**Input material**
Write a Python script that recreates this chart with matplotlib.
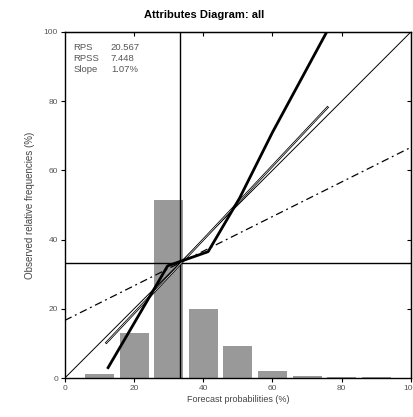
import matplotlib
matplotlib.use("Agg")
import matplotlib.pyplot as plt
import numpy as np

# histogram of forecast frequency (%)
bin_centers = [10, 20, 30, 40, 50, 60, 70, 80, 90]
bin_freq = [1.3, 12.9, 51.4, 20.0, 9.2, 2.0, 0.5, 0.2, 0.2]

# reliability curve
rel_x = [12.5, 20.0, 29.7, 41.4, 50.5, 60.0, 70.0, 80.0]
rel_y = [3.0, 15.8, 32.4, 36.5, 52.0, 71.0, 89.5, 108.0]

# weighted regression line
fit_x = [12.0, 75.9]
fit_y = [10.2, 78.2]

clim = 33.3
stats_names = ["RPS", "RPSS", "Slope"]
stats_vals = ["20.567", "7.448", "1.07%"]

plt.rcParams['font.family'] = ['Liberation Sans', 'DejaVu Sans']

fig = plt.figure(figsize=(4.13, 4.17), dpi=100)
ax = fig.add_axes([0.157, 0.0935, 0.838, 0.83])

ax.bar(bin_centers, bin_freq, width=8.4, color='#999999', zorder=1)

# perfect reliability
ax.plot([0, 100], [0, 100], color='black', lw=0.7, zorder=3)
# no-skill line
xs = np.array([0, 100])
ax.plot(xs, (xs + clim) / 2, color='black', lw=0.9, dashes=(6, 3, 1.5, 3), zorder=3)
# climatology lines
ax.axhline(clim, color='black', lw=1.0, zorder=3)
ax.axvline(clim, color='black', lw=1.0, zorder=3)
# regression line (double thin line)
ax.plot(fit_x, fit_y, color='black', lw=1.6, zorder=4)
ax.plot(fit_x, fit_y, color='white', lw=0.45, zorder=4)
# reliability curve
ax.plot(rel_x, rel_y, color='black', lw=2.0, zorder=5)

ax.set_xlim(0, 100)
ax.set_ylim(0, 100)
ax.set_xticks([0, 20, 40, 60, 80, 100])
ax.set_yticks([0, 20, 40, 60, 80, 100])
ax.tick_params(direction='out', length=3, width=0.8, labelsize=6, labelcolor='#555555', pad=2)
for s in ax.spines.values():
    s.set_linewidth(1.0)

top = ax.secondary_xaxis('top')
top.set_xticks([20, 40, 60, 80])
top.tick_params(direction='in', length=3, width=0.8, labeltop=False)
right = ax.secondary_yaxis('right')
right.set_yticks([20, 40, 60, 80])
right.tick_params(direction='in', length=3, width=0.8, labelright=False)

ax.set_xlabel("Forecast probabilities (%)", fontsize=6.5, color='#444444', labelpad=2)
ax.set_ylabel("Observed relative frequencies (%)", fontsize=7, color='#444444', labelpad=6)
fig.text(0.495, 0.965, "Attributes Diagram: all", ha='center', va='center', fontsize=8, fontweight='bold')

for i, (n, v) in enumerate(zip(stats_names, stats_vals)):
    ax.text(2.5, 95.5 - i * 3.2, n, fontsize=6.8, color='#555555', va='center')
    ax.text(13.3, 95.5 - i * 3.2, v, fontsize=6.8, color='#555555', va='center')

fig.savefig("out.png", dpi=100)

==

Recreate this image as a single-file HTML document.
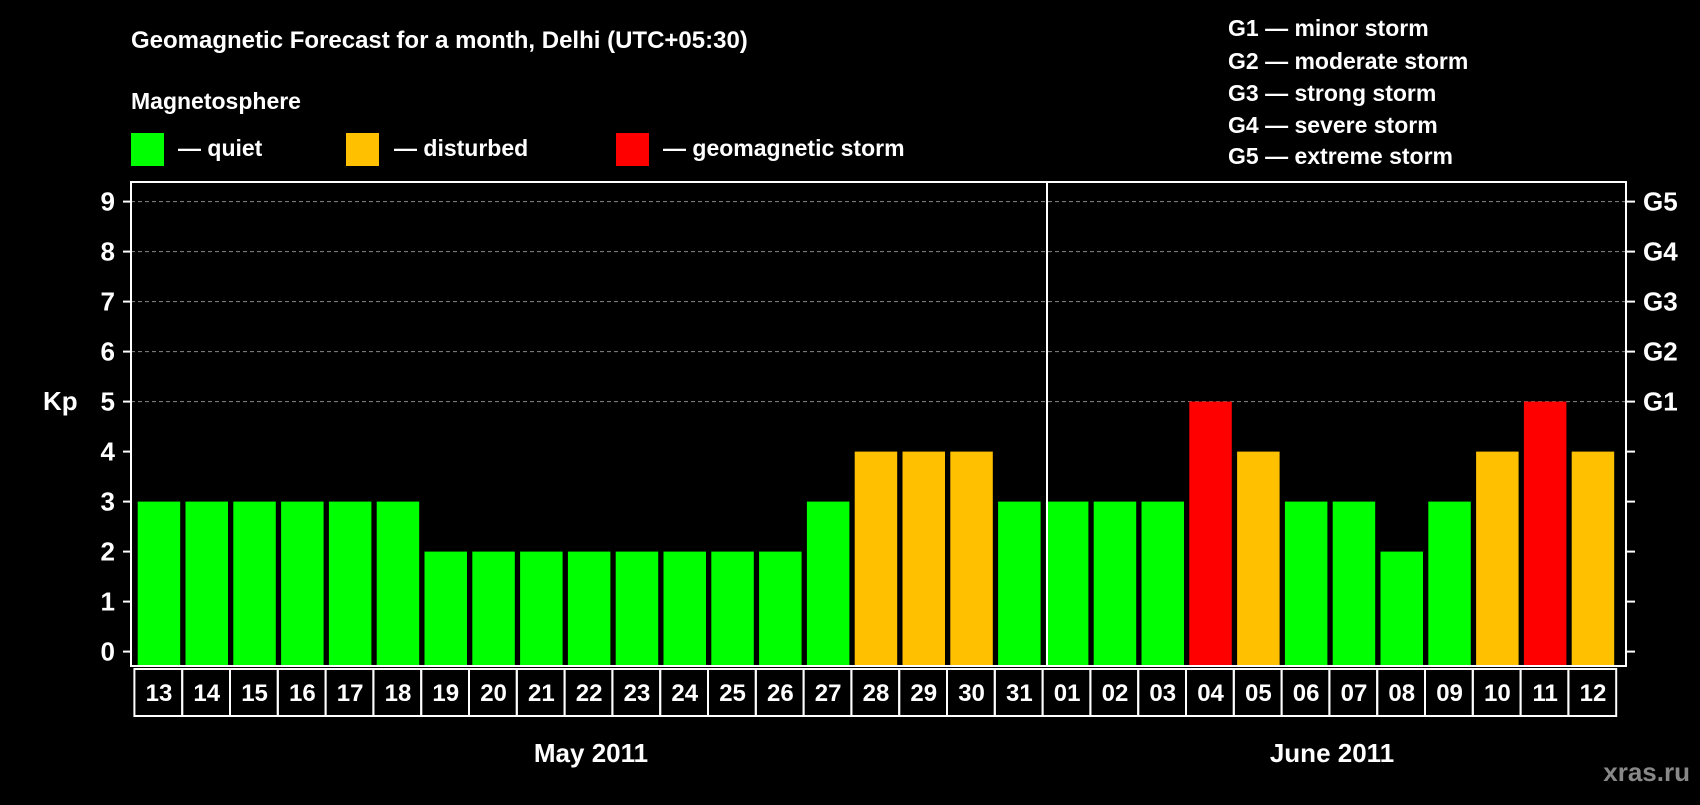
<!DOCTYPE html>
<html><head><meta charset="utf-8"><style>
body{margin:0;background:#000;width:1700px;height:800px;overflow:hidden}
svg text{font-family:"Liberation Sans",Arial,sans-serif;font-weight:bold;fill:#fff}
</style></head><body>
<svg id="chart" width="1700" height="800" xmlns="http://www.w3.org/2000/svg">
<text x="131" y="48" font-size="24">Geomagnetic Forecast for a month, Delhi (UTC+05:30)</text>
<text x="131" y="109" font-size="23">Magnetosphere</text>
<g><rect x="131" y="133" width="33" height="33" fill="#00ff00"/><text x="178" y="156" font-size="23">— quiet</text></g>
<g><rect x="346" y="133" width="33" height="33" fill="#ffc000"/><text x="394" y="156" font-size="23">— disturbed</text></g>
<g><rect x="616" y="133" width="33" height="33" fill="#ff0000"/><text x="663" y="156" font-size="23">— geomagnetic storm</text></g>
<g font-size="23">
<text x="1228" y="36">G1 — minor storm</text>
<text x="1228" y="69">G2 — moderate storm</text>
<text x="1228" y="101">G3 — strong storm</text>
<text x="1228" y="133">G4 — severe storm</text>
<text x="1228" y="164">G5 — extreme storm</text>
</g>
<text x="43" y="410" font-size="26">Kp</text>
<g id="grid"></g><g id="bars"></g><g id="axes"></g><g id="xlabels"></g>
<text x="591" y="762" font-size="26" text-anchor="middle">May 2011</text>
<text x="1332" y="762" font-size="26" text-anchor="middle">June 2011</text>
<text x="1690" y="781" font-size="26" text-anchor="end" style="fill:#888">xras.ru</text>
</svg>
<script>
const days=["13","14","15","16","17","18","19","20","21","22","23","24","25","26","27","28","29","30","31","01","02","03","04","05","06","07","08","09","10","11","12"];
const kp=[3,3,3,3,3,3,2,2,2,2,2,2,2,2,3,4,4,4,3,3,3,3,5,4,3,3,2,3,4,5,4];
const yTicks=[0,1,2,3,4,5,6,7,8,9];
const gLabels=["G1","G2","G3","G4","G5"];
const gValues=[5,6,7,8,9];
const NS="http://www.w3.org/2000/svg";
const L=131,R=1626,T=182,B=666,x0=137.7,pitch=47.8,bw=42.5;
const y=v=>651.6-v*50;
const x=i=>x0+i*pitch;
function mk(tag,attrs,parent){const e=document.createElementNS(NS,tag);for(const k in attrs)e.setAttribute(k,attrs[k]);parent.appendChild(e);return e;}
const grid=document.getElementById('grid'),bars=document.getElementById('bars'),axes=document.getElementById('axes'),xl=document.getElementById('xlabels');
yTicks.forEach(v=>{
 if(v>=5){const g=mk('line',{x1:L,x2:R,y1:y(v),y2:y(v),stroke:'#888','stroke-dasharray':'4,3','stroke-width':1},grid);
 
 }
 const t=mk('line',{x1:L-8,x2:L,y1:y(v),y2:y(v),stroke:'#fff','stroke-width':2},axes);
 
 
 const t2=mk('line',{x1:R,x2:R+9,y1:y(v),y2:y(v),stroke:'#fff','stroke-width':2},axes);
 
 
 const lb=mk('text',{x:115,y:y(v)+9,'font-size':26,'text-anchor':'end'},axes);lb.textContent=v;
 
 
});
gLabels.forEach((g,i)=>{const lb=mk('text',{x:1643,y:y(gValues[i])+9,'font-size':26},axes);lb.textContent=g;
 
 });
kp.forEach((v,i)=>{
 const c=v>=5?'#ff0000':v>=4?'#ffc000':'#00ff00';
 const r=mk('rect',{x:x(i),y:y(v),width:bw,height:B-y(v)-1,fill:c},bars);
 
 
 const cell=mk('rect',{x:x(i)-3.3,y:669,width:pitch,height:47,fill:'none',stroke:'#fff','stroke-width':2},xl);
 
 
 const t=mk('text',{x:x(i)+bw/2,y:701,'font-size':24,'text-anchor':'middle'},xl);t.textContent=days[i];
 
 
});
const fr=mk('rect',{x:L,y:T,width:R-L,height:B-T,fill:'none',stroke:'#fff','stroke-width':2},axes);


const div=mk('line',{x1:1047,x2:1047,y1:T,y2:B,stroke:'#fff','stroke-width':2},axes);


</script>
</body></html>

**Task requirements**
In the entries above, find the line that contains "Write a Python" and the line that contains "plt.rcParams['font.family'] = ['Liberation". Reproduce exactly those two lines and every line between them, but not the pictures.

**Response to this exercise**
Write a Python script that recreates this chart with matplotlib.
import matplotlib
matplotlib.use("Agg")
import matplotlib.pyplot as plt
import numpy as np

# histogram of forecast frequency (%)
bin_centers = [10, 20, 30, 40, 50, 60, 70, 80, 90]
bin_freq = [1.3, 12.9, 51.4, 20.0, 9.2, 2.0, 0.5, 0.2, 0.2]

# reliability curve
rel_x = [12.5, 20.0, 29.7, 41.4, 50.5, 60.0, 70.0, 80.0]
rel_y = [3.0, 15.8, 32.4, 36.5, 52.0, 71.0, 89.5, 108.0]

# weighted regression line
fit_x = [12.0, 75.9]
fit_y = [10.2, 78.2]

clim = 33.3
stats_names = ["RPS", "RPSS", "Slope"]
stats_vals = ["20.567", "7.448", "1.07%"]

plt.rcParams['font.family'] = ['Liberation Sans', 'DejaVu Sans']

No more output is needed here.